Designing Fantasyland – Toad Hall Restaurant
Located in the upper western corner of Fantasyland, in Disneyland Paris, lies one of the Resort’s most beautiful themed fast food restaurants, called “Toad Hall”.
In this majestic manor, guests can have lunch or dinner together with Mister Toad, the main character of the novel “The Wind in the Willows” by Kenneth Grahame, the A.A. Milne play “Toad of Toad Hall” and the animated Disney film “The Adventures of Ichabod and Mr. Toad”.
Walt Disney Imagineer Tom Morris (Show Producer, Fantasyland) told our website that the charismatic J. Thaddeus Toad, Esq. was selected to be the mascot of the restaurant because he thought it would solidify the district of Fantasyland, which depicts tales from Great Britain.
Mister Morris briefly considered building the legendary “Mister Toad’s Wild Ride” attraction (Disneyland Resort, California) in Paris, but he eventually thought that letting people dine in the frog’s mansion would be a new and interesting way to present the story.
After all, his cozy, eccentric manor house is one of the most interesting parts of the 1949 animated feature.
The exterior of the restaurant is inspired by the mansion as envisioned in the film. It’s a fine example of Tudor architecture (1485–1603): the brick walls, the array of twisted chimneys and the family crest right above the manors entrance door.
Tudor manor houses were often built in brick. The wealthy gentry class who constructed this kind of mansions, loved to use this new, fashionable, luxury building material to show the other nobles their wealth and social status.
The manors featured small mullioned windows and lots of chimneys. In the Tudor era, chimneys became common for the first time. The main reason for the increased use of chimneys was the widespread adoption of coal as fuel.
Previously, wood smoke was allowed to escape from the interior through a simple hole in the roof. Now the increased smoke from coal made necessary the construction of many and evolved forms of chimneys to funnel out the smoke.
Chimney stacks were often clustered in groups and the individual chimney columns were twisted. The spiraled design of Tudor chimneys was functional as the hot air moved upwards with the flow of the wind and therefore cooled down chimneys faster than other designs.
The family coat of arms of the proprietary was prominently featured above the entry arch of many Tudor manor houses. This feature had to create an awe-inspiring entrance and had to show the family’s wealth and prosperity.
The “Toad Hall” restaurant building was elevated above street level to make the structure appear more impressive. After all, it makes visitors look at it from a “frog’s” perspective.
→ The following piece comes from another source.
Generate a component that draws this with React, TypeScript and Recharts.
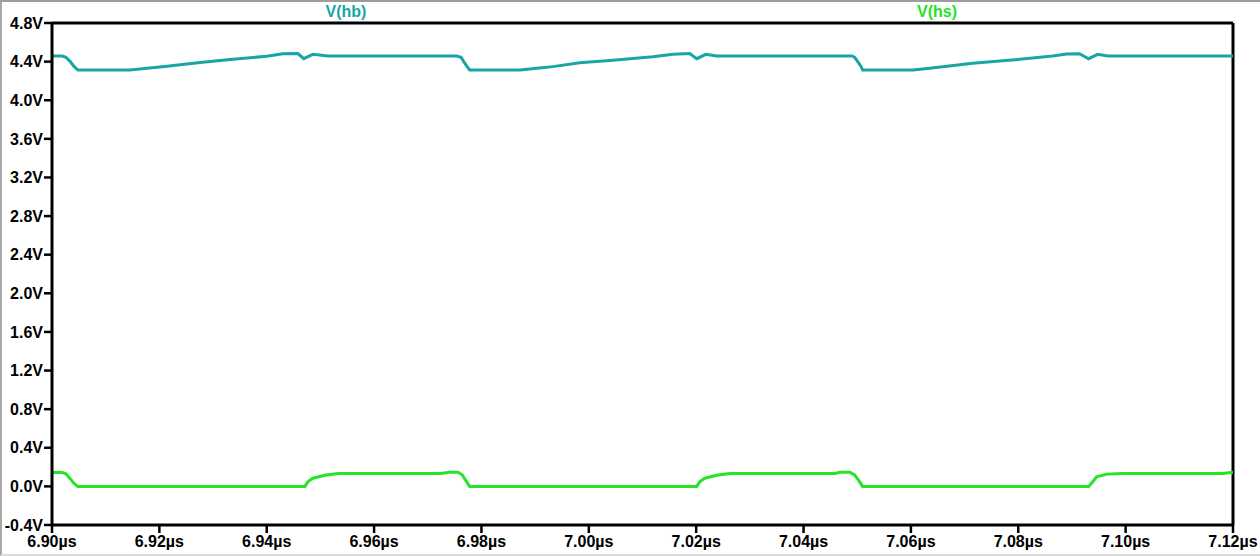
import React from "react";
import { LineChart, Line, XAxis, YAxis, ReferenceLine } from "recharts";

// V(hb) trace: time (µs) and voltage (V)
const hbTime = [
  6.9, 6.9019, 6.9026, 6.9034, 6.9041, 6.9048, 6.9145, 6.9214, 6.9276, 6.9337, 6.94, 6.943, 6.9458, 6.9469,
  6.9486, 6.9514, 6.9754, 6.9762, 6.9767, 6.9773, 6.9778, 6.9872, 6.9903, 6.9933, 6.9983, 7.0045, 7.0119,
  7.0157, 7.0188, 7.0201, 7.0218, 7.0238, 7.049, 7.0495, 7.0501, 7.0507, 7.051, 7.0604, 7.0635, 7.0715,
  7.0803, 7.0864, 7.089, 7.0914, 7.0931, 7.0948, 7.0967, 7.12,
];
const hbVolt = [
  4.458, 4.458, 4.445, 4.4, 4.35, 4.313, 4.313, 4.352, 4.39, 4.424, 4.456, 4.482, 4.484, 4.43,
  4.476, 4.458, 4.458, 4.445, 4.4, 4.35, 4.313, 4.313, 4.331, 4.348, 4.389, 4.414, 4.451,
  4.476, 4.484, 4.43, 4.476, 4.458, 4.458, 4.445, 4.4, 4.35, 4.313, 4.313, 4.331, 4.382,
  4.424, 4.458, 4.479, 4.482, 4.43, 4.476, 4.458, 4.458,
];

// V(hs) trace: time (µs) and voltage (V)
const hsTime = [
  6.9, 6.9019, 6.9026, 6.9034, 6.9041, 6.9048, 6.9471, 6.9477, 6.9486, 6.9508, 6.9533, 6.9724, 6.9741,
  6.9756, 6.9764, 6.9771, 6.9778, 7.0201, 7.0207, 7.0216, 7.0238, 7.0263, 7.0458, 7.0468, 7.0486, 7.0495,
  7.0503, 7.051, 7.0931, 7.0939, 7.0946, 7.0965, 7.0995, 7.1181, 7.12,
];
const hsVolt = [
  0.144, 0.144, 0.13, 0.08, 0.03, 0.0, 0.0, 0.05, 0.085, 0.116, 0.134, 0.134, 0.146,
  0.146, 0.12, 0.06, 0.0, 0.0, 0.05, 0.085, 0.116, 0.134, 0.134, 0.146, 0.146, 0.12,
  0.06, 0.0, 0.0, 0.05, 0.1, 0.127, 0.134, 0.134, 0.146,
];

const xTicks = [6.9, 6.92, 6.94, 6.96, 6.98, 7.0, 7.02, 7.04, 7.06, 7.08, 7.1, 7.12];
const yTicks = [-0.4, 0, 0.4, 0.8, 1.2, 1.6, 2.0, 2.4, 2.8, 3.2, 3.6, 4.0, 4.4, 4.8];

const seriesNames = ["V(hb)", "V(hs)"];
const seriesColors = ["#17A6A6", "#24E424"];

const hbData = hbTime.map((t, i) => ({ t, v: hbVolt[i] }));
const hsData = hsTime.map((t, i) => ({ t, v: hsVolt[i] }));

const FONT = "'Liberation Sans', Arial, sans-serif";

export default function App() {
  const tickStyle = { fill: "#000", fontSize: 16, fontWeight: 700, fontFamily: FONT };
  return (
    <div
      style={{
        position: "absolute",
        left: 0,
        top: 0,
        width: 1260,
        height: 556,
        background: "#fff",
        boxSizing: "border-box",
        borderTop: "2px solid #9c9c9c",
        borderLeft: "2px solid #a8a8a8",
        borderBottom: "2px solid #dcdcdc",
        overflow: "hidden",
      }}
    >
      <div style={{ position: "absolute", left: -2, top: -2 }}>
        <LineChart width={1260} height={556} margin={{ top: 23, right: 27, bottom: 0, left: 0 }}>
          <XAxis
            type="number"
            dataKey="t"
            domain={[6.9, 7.12]}
            ticks={xTicks}
            interval={0}
            allowDataOverflow
            height={31}
            tickSize={8}
            tickMargin={3}
            tickFormatter={(v: number) => v.toFixed(2) + "µs"}
            axisLine={{ stroke: "#000", strokeWidth: 3 }}
            tickLine={{ stroke: "#000", strokeWidth: 2.5 }}
            tick={tickStyle}
          />
          <YAxis
            type="number"
            domain={[-0.4, 4.8]}
            ticks={yTicks}
            interval={0}
            allowDataOverflow
            width={52}
            tickSize={8}
            tickMargin={1}
            tickFormatter={(v: number) => v.toFixed(1) + "V"}
            axisLine={{ stroke: "#000", strokeWidth: 3 }}
            tickLine={{ stroke: "#000", strokeWidth: 2.5 }}
            tick={tickStyle}
          />
          <ReferenceLine y={4.8} stroke="#000" strokeWidth={3} />
          <ReferenceLine x={7.12} stroke="#000" strokeWidth={3} />
          <Line
            data={hbData}
            dataKey="v"
            type="linear"
            stroke={seriesColors[0]}
            strokeWidth={3}
            dot={false}
            isAnimationActive={false}
          />
          <Line
            data={hsData}
            dataKey="v"
            type="linear"
            stroke={seriesColors[1]}
            strokeWidth={3}
            dot={false}
            isAnimationActive={false}
          />
        </LineChart>
        <div
          style={{
            position: "absolute",
            left: 346,
            top: 3,
            transform: "translateX(-50%)",
            color: seriesColors[0],
            font: `700 16px ${FONT}`,
            lineHeight: "18px",
            whiteSpace: "nowrap",
          }}
        >
          {seriesNames[0]}
        </div>
        <div
          style={{
            position: "absolute",
            left: 937,
            top: 3,
            transform: "translateX(-50%)",
            color: seriesColors[1],
            font: `700 16px ${FONT}`,
            lineHeight: "18px",
            whiteSpace: "nowrap",
          }}
        >
          {seriesNames[1]}
        </div>
      </div>
    </div>
  );
}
When we enter the restaurant, you will immediately notice the portrait of J. Thaddeus Toad, Esq., painted by Kent Elofson (1953 – 2012), a talented artist who also worked on Disney theme park attractions such as Peter Pan’s Flight, Roger Rabbit’s Car Toon Spin and “it’s a small world”.
The entrance hall of Toad’s mansion is a delight with beautiful antiques and wainscoted walls. Wainscoting is a decorative wood treatment covering the lower portion of a wall. It was originally used to protect walls from moisture or to hide existing water damage.
The entrance hall leads us into the library.
This room is noticeable for the fresco above the door to the kitchen. This is another great example of something you could find in a wealthy estate home. According to mister Morris, the scene was chosen because it conveys a sense of arrival after a long day on the road.
We continue our visit by entering the mansion’s kitchen. This space holds a beautiful cabinet, particular light fixtures and old fashioned add billboards. Most of these items are vintage.
The walls of the kitchen are covered with red glazed ceramic tiles. The color red was selected by the interior design team to convey warmth, recalls mister Morris.
In Toad’s kitchen, you can stand in line to place an order at the register and pick up your food. Then you can take a seat in one of the restaurants three dining rooms: the games room, the drawing room and the greenhouse or “winter garden”.
The games room features vintage sports goods, rare antique automotive and car collectibles and paintings (by Kent Elofson) depicting the most heroic and memorable sport achievements of Toad. All items reinforce the story part that the legendary frog possesses many strong passions.
The place is characterized by its green and white color scheme. These are the colors of a traditional English pub dining room.
We end our visit to the restaurant in the drawing room. With its cheerful wallpaper, impressive wood-beamed ceiling and ornate fireplace, it’s probably the most beautiful room of the house.
The interior of the drawing room wasn’t inspired by a specific architectural or design style. Tom Morris rather tried to imagine what the room would look like based on the manor’s exterior and on the reference material of the film.
The fireplace has been closed of with a fire-screen to allow heat to circulate throughout the place and to provide safety, protecting hearth and home from flying sparks or hot ashes.
The façade of “Toad Hall” in Disneyland Paris is designed after that of “Mr. Toad’s Wild Ride” in Disneyland California. As a consequence, the things we told about the exterior of the restaurant apply ‘mutatis mutandis’ to the exterior of the attraction.
We wish to thank Walt Disney Imagineer, mister Tom Morris for his kind and much appreciated assistance!